Wednesday, August 31, 2011

First "Project"

Walk right foot up to notch in rail above left foot.  Lean back and high-step to good hold above left hand.   Rock up on left toe and undercling blocky knob...

When you climb a hard route, the crux sequence will often replay in your head for days after the effort. The replays can be so vivid that your limbs flex and tense in tune to the memory.  Quickly get comfortable on bad right undercling and bicycle right foot, left, then right onto the ledge.  It's really bad when you find yourself reaching for an absent chalk bag at your waist.

Since I usually pick routes I have a good chance of climbing "onsight," or first-try, the hard sections are short and manageable relative to my ability.  Drop hips, rock over and sit on right heel, maintain balance with two fingers on the pencil-width crimp to the right.  So the replays that echo in mind are usually short.

But this past weekend at the New River Gorge, Alex and I sought a "project," or a route at the edge of our ability that we'd only be able to complete if we relaxed our usual style constraints.  We would hang on the rope to inspect the route.  Slow the heart rate, clip the rope.  We would brush and clean the holds.  Slow the heart rate, get ready for the crux.  We would experiment with alternate sequences and rehearse every inch.

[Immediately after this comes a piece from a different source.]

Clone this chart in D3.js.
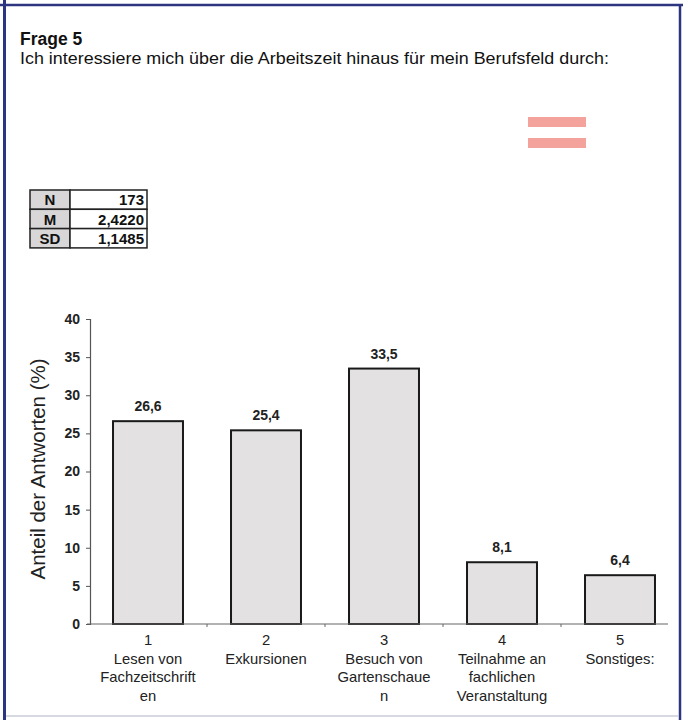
<!DOCTYPE html>
<html lang="de">
<head>
<meta charset="UTF-8">
<title>Frage 5</title>
<style>
  body { margin: 0; background: #fff; }
  svg { display: block; font-family: "Liberation Sans", Arial, sans-serif; }
  .tick-y text { font-size: 14px; font-weight: bold; fill: #222; }
  .vals text { font-size: 14px; font-weight: bold; fill: #222; }
  .cats text { font-size: 14.8px; fill: #222; }
  .stats text { font-size: 15px; font-weight: bold; fill: #111; }
</style>
</head>
<body>
<script src="https://cdn.jsdelivr.net/npm/d3@7"></script>
<script>
// data
var codes = ["1", "2", "3", "4", "5"];
var labels = [
  ["Lesen von", "Fachzeitschrift", "en"],
  ["Exkursionen"],
  ["Besuch von", "Gartenschaue", "n"],
  ["Teilnahme an", "fachlichen", "Veranstaltung"],
  ["Sonstiges:"]
];
var values = [26.6, 25.4, 33.5, 8.1, 6.4];
var yTicks = [0, 5, 10, 15, 20, 25, 30, 35, 40];
var statNames = ["N", "M", "SD"];
var statValues = ["173", "2,4220", "1,1485"];

var W = 683, H = 720;
var fmt = function(v) { return d3.format(".1f")(v).replace(".", ","); };

var svg = d3.select("body").append("svg").attr("width", W).attr("height", H);
svg.append("rect").attr("width", W).attr("height", H).attr("fill", "#fff");

// frame
var blue = "#2e3580";
svg.append("line").attr("x1", 0).attr("x2", W).attr("y1", 5).attr("y2", 5)
  .attr("stroke", blue).attr("stroke-width", 2.5);
svg.append("line").attr("x1", 4.5).attr("x2", 4.5).attr("y1", 0).attr("y2", H)
  .attr("stroke", blue).attr("stroke-width", 3);
svg.append("line").attr("x1", 680).attr("x2", 680).attr("y1", 6).attr("y2", H)
  .attr("stroke", blue).attr("stroke-width", 2.5);
svg.append("line").attr("x1", 6).attr("x2", 679).attr("y1", 716).attr("y2", 716)
  .attr("stroke", "#c9ccd8").attr("stroke-width", 1.5);

// title
svg.append("text").attr("x", 20).attr("y", 45)
  .style("font-size", "17.5px").style("font-weight", "bold").attr("fill", "#111")
  .text("Frage 5");
svg.append("text").attr("x", 20).attr("y", 64)
  .style("font-size", "17px").attr("fill", "#111")
  .attr("textLength", 589).attr("lengthAdjust", "spacingAndGlyphs")
  .text("Ich interessiere mich über die Arbeitszeit hinaus für mein Berufsfeld durch:");

// pink marks
svg.append("rect").attr("x", 528).attr("y", 117).attr("width", 58).attr("height", 10).attr("fill", "#f3a39b");
svg.append("rect").attr("x", 528).attr("y", 138).attr("width", 58).attr("height", 10).attr("fill", "#f3a39b");

// stats table
var stats = svg.append("g").attr("class", "stats");
var rowH = 19.3, tx = 30, ty = 190, c1 = 40, c2 = 77;
statNames.forEach(function(n, i) {
  var y0 = ty + i * rowH;
  stats.append("rect").attr("x", tx).attr("y", y0).attr("width", c1).attr("height", rowH)
    .attr("fill", "#d8d6d6").attr("stroke", "#222").attr("stroke-width", 1.5);
  stats.append("rect").attr("x", tx + c1).attr("y", y0).attr("width", c2).attr("height", rowH)
    .attr("fill", "#fff").attr("stroke", "#222").attr("stroke-width", 1.5);
  stats.append("text").attr("x", tx + c1 / 2).attr("y", y0 + rowH - 4)
    .attr("text-anchor", "middle").text(n);
  stats.append("text").attr("x", tx + c1 + c2 - 3).attr("y", y0 + rowH - 4)
    .attr("text-anchor", "end").text(statValues[i]);
});

// chart
var x = d3.scaleBand().domain(codes).range([89, 679]).paddingInner(0.407).paddingOuter(0.2035);
var y = d3.scaleLinear().domain([0, 40]).range([624, 319]);

var bars = svg.append("g");
bars.selectAll("rect").data(values).join("rect")
  .attr("x", function(d, i) { return x(codes[i]); })
  .attr("y", function(d) { return y(d); })
  .attr("width", x.bandwidth())
  .attr("height", function(d) { return y(0) - y(d); })
  .attr("fill", "#e3e1e1").attr("stroke", "#1a1a1a").attr("stroke-width", 2);

var vals = svg.append("g").attr("class", "vals");
vals.selectAll("text").data(values).join("text")
  .attr("x", function(d, i) { return x(codes[i]) + x.bandwidth() / 2; })
  .attr("y", function(d) { return y(d) - 10; })
  .attr("text-anchor", "middle").text(fmt);

// y axis
var yAxis = svg.append("g").attr("class", "tick-y").attr("transform", "translate(90,0)")
  .call(d3.axisLeft(y).tickValues(yTicks).tickSize(4).tickPadding(6));
yAxis.select(".domain").attr("stroke", "#555").attr("stroke-width", 1.2);
yAxis.selectAll(".tick line").attr("stroke", "#555");

// x axis
var ax = svg.append("g");
ax.append("line").attr("x1", 87).attr("x2", 668).attr("y1", y(0)).attr("y2", y(0))
  .attr("stroke", "#666").attr("stroke-width", 1.2);
ax.selectAll("line.t").data(codes.slice(1)).join("line").attr("class", "t")
  .attr("x1", function(d) { return x(d) - x.step() * x.paddingInner() / 2; })
  .attr("x2", function(d) { return x(d) - x.step() * x.paddingInner() / 2; })
  .attr("y1", y(0)).attr("y2", y(0) + 3).attr("stroke", "#666");

var cats = svg.append("g").attr("class", "cats");
codes.forEach(function(c, i) {
  var cx = x(c) + x.bandwidth() / 2;
  var lines = [c].concat(labels[i]);
  cats.selectAll(null).data(lines).join("text")
    .attr("x", cx).attr("y", function(d, j) { return 645 + j * 18.6; })
    .attr("text-anchor", "middle").text(function(d) { return d; });
});

svg.append("text")
  .attr("transform", "translate(45,469) rotate(-90)")
  .attr("text-anchor", "middle").style("font-size", "20.5px").attr("fill", "#222")
  .text("Anteil der Antworten (%)");
</script>
</body>
</html>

We chose a four star route called Jesus and Tequila, rated 5.12b, which the guide says requires all of the tricks in the book.  Go, no stopping.  You start by stepping onto the wall from a 10' boulder, then launch into powerful, overhanging moves on an arete, a technical and devious face through the crux, and then some long throws to a final roof crux.  Match left hand to pencil-width crimp, cross left foot over right on ledge.  

We spent hours on Saturday wrestling our way to reach the cruxes of the route.  Lean right and catch gaston with thumb.  Then we spent hours experimenting with different formulas to get through them, finding answers to the last problems just as darkness fell.  Peek down and place pointed right toe on low edge.

Wednesday, August 17, 2011

Ha Long has it been since I've had the wind knocked out of me like that?

The routes we'd done so far had been easy.  And for the moment I was happy with how high I'd coaxed myself to climb and release from the wall.  Next I'd back off on the height a little and try a backflip.  It should be a simple hop, crunch, tap the knees and layout for a graceful entry.

Deep water soloing in Ha Long Bay, Vietnam
I surveyed the jungle-topped limestone karsts that enclosed our section of the bay, peered down at the dark green water below and buzzed from the morning's dose of potent Vietnamese coffee.  Before my resolve could shake, I was off.  I hopped, crunched, tapped my knees and arched back into a perfect layout, but where I expected the now familiar plunging sensation there was nothing.  I felt sick to find myself looking at the sky again.  This was going to hurt.

In the darkness under water, my mind raced through what I knew to be the worst cases for deep water solo injuries. Broken back?  Ribs?  Lung collapse?  I need to be able swim or I'm done.  Don't gasp.  Wait.

When my face cleared the salty water I heard an animal's drawn-out bray escape my clenched torso.  Did the trauma knock me into some base survival mode?  Maybe this is the wind knocked out of me like back when I was a kid.  Fitting that I should sound like a jackass.

Amid the stinging numbness from my backside, the nauseating ache from my organs, and the almost-popped feeling from my lungs, I found that I could tread water just fine.  That's a good sign.  Really good.

The sound of my back slapping the water had attracted the attention of our basket boat around the corner.  Do I get them to come fast, do I need to be saved?  Or do I let them come slowly while I regain my dignity?

I tried to look nonchalant and assured myself that I was indeed treading water with no problem.  If I can do the heel hook and mantle to get onto the boat I'm going to be fine.

Toenails stained a lovely orange from my climbing slippers.
I hooked, mantled and rolled onto the deck of our dinghy of a boat.  I faced the driver and guide, who could speak no english.  How do you say, "I was trying to do something cool" in Vietnamese?